Sunday, September 17, 2017

part one: belly



I thought I'd share with you some of the drawings I drew during the last few months. Stay tuned—more on the way...

Saturday, September 16, 2017

the bilmawn



We spent Eid al-Adha in Imlil last year, where an old Amazigh tradition still carries on during the days following the Eid. Thunderous drumming echoes through the valleys of the Atlas, and high on a hill one morning, we spied a group of young men dressed in various masks (and some fake beards) preparing to rampage through the village below, led by a fellow dressed in goat skins. This is what I was hoping to find on our trip, the mysterious Bilmawn.

The Bilmawn (or Boujloud) appears to be something out of Pagan times, something ancient— not unlike the Krampus or Portugal's Caretos, who chase young women through the streets whilst wielding sticks and cow bells. With twisting horns and dark human eyes peering through the eye-holes of a flattened goat's head, the animal smell still strong on the fur, the Bilmawn thrills and terrorizes young children by chasing them with a stick, collecting the discarded skins of the sheep sacrificed during the Eid. I have read that the Bilmawn and his cohort also collect alms for the local mosque, though I wasn't able to get much information on the tradition whenever I asked about it, and people seemed genuinely amused that I would even want to know.
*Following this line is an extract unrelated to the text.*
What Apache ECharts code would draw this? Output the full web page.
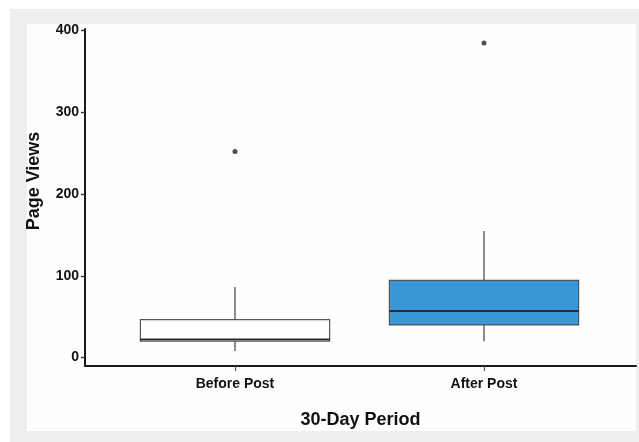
<!DOCTYPE html>
<html>
<head>
<meta charset="utf-8">
<script src="https://cdn.jsdelivr.net/npm/echarts@6/dist/echarts.min.js"></script>
<style>
html,body{margin:0;padding:0;background:#ffffff;width:639px;height:442px;overflow:hidden;}
#outer{position:absolute;left:10px;top:9px;width:629px;height:433px;background:#eeeeee;}
#panel{position:absolute;left:27px;top:24px;width:609px;height:407px;background:#fefefe;}
#chart{position:absolute;left:0;top:0;width:639px;height:442px;}
</style>
</head>
<body>
<div id="outer"></div>
<div id="panel"></div>
<div id="chart"></div>
<script>
// Data
const categories = ['Before Post', 'After Post'];
const lowerWhisker = [8, 20];
const q1 = [20, 40];
const median = [22, 57];
const q3 = [46.5, 94.5];
const upperWhisker = [86.5, 155];
const outliers = [[0, 252], [1, 385]];
const boxFill = ['#ffffff', '#3a97d7'];
const yTicks = [0, 100, 200, 300, 400];

const boxData = categories.map((c, i) => [i, lowerWhisker[i], q1[i], median[i], q3[i], upperWhisker[i]]);

const FONT = '"Liberation Sans", Arial, Helvetica, sans-serif';
const chart = echarts.init(document.getElementById('chart'), null, {renderer: 'canvas'});

const option = {
  backgroundColor: 'transparent',
  animation: false,
  textStyle: {fontFamily: FONT},
  grid: [
    {left: 85, right: 3, top: 29, bottom: 76},
    {left: 110.5, width: 498, top: 29, bottom: 76}
  ],
  xAxis: [
    {
      type: 'value', gridIndex: 0, min: 0, max: 1,
      axisLine: {show: true, onZero: false, lineStyle: {color: '#1a1a1a', width: 2}},
      axisTick: {show: false}, axisLabel: {show: false}, splitLine: {show: false},
      name: '30-Day Period', nameLocation: 'middle', nameGap: 45,
      nameTextStyle: {fontFamily: FONT, fontWeight: 'bold', fontSize: 18, color: '#111'}
    },
    {
      type: 'category', gridIndex: 1, data: categories, boundaryGap: true,
      axisLine: {show: false, onZero: false},
      axisTick: {show: true, alignWithLabel: true, length: 5, lineStyle: {color: '#555', width: 1.2}},
      axisLabel: {fontFamily: FONT, fontWeight: 'bold', fontSize: 14, color: '#111', margin: 11},
      splitLine: {show: false}
    }
  ],
  yAxis: [
    {
      type: 'value', gridIndex: 0, min: -10.3, max: 402,
      axisLine: {show: true, onZero: false, lineStyle: {color: '#1a1a1a', width: 2}},
      axisTick: {show: true, length: 4, customValues: yTicks, lineStyle: {color: '#333', width: 1.4}},
      axisLabel: {customValues: yTicks, fontFamily: FONT, fontWeight: 'bold', fontSize: 14, color: '#111', margin: 6},
      splitLine: {show: false}
    },
    {
      type: 'value', gridIndex: 1, min: -10.3, max: 402, show: false, splitLine: {show: false}
    }
  ],
  graphic: [
    {
      type: 'text', x: 34, y: 181, rotation: Math.PI / 2,
      style: {text: 'Page Views', font: 'bold 18px ' + FONT, fill: '#111', align: 'center', verticalAlign: 'middle'}
    }
  ],
  series: [
    {
      type: 'custom', xAxisIndex: 1, yAxisIndex: 1,
      data: boxData,
      encode: {x: 0, y: [1, 2, 3, 4, 5]},
      renderItem: function (params, api) {
        const idx = api.value(0);
        const pLow = api.coord([idx, api.value(1)]);
        const pQ1 = api.coord([idx, api.value(2)]);
        const pMed = api.coord([idx, api.value(3)]);
        const pQ3 = api.coord([idx, api.value(4)]);
        const pUp = api.coord([idx, api.value(5)]);
        const bw = api.size([1, 0])[0] * 0.76;
        const cx = pMed[0];
        const left = cx - bw / 2;
        return {
          type: 'group',
          children: [
            {type: 'line', shape: {x1: cx, y1: pUp[1], x2: cx, y2: pQ3[1]}, style: {stroke: '#666', lineWidth: 1.5}},
            {type: 'line', shape: {x1: cx, y1: pQ1[1], x2: cx, y2: pLow[1]}, style: {stroke: '#666', lineWidth: 1.5}},
            {type: 'rect', shape: {x: left, y: pQ3[1], width: bw, height: pQ1[1] - pQ3[1]},
              style: {fill: boxFill[idx], stroke: '#555', lineWidth: 1.2}},
            {type: 'line', shape: {x1: left, y1: pMed[1], x2: left + bw, y2: pMed[1]}, style: {stroke: '#2a2a2a', lineWidth: 2}}
          ]
        };
      }
    },
    {
      type: 'scatter', xAxisIndex: 1, yAxisIndex: 1,
      data: outliers, symbol: 'circle', symbolSize: 5,
      itemStyle: {color: '#222'}
    }
  ]
};
chart.setOption(option);
</script>
</body>
</html>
Hoping to grab a sketch with this wild character, we approached him with our clumsy French. The Bilmawn, who either did not understand us or was so into his role, stared at us blankly through puffs of smoke from his cigarette, which dangled grotesquely out from under his goat face. One of his companions, wearing shades and a powdered face with a fake beard haphazardly glued to his chin, did understand. Of course we could sketch and photograph everyone, but we needed to offer a donation. Normally I would balk over paying to draw, but this was such a great opportunity and one that might not come my way in some time, so I placed a few dirhams into his powdered palm. The goat man extinguished his cigarette, and struck a pose.



As we drove off down the hill, I looked up to where we had met the bizarre cast of characters and watched them begin their descent into the village. The pounding of drums echoed as I imagined a group of children scurrying away in that wonderful mix of delight and fright.

Sunday, September 3, 2017

eid mubarak



Friday was Eid al-Adha, one of the most important holy days for Muslim Moroccans. It is the feast of sacrifice, when families get together and slaughter a sheep in honour of Ibrahim (or Abraham) and his test of faith. When I was in Istanbul, I would occasionally see the sheep and sometimes cattle being taken outside the city where makeshift abbatoirs were set up for the holiday. Sheep would be carried on the backs of trucks and in car trunks, looking rather bewildered to say the least. I have a vivid memory of the gutters running red with blood in Cairo, the scent of animal and iron in the hot air, the rusty handprints of the devout dripping on the walls of houses.

Here in Rabat, the musty smell of livestock permeates the air a few days before the Eid, and the bleating of sheep echoes from basements and rooftops alike. Our neighbours had four on their roof, and though I am a meat eater and respect that people have their traditions and beliefs, I must admit that I felt unsettled by the sight of those sheep on that roof. A roof, like a basement, is no place for an animal, and I knew that within a couple of hours, their lives would end on that roof. The only comfort was that they would be eaten and appreciated by families who came together in celebration, the meat shared with neighbours, friends, and the less fortunate— there would be little waste. A far better fate than for those poor creatures of feedlots and mass manufacturing in the West.



Many of my students love this Eid— they tell me it's like Christmas, and look forward to spending precious time with their loved ones. Some admit that they feel bad for the sheep, but value the holiday, and their beliefs. A friend of mine in Turkey once divulged her childhood Eid memories (Eid al-Adha is called Kurban Bayram in Turkish), which typically involved her mother calling over the girls to help her wash out the entrails for making sausages. The smell haunted her into adulthood, but it was a happy and cherished time that she spent with her mother, sisters, and aunts. It reminds me of Thanksgiving with my mother— only far removed from the killing and processing of the turkey (though there was that one time my mum had to pluck one of the birds).

So Eid Mubarak to my Muslim friends! I hope you are having a wonderful time with your loved ones, and wish you many more dear memories with them.

Friday, September 1, 2017

lines in the sand

from himalaya to sahara



We woke just before dawn, after a night of drumming under a bright moon. The air was cool and damp, and it seemed like our little camp was home to the only people in the world, and the world was silent, except for the occasional snort of a camel or raven's chuckle. I watched Tsewang follow the edge of a dune in his socks, marvelling at the softness of the orange sand.



I wondered what was running through his head, this boy from the Himalaya, sifting the Sahara through his fingers.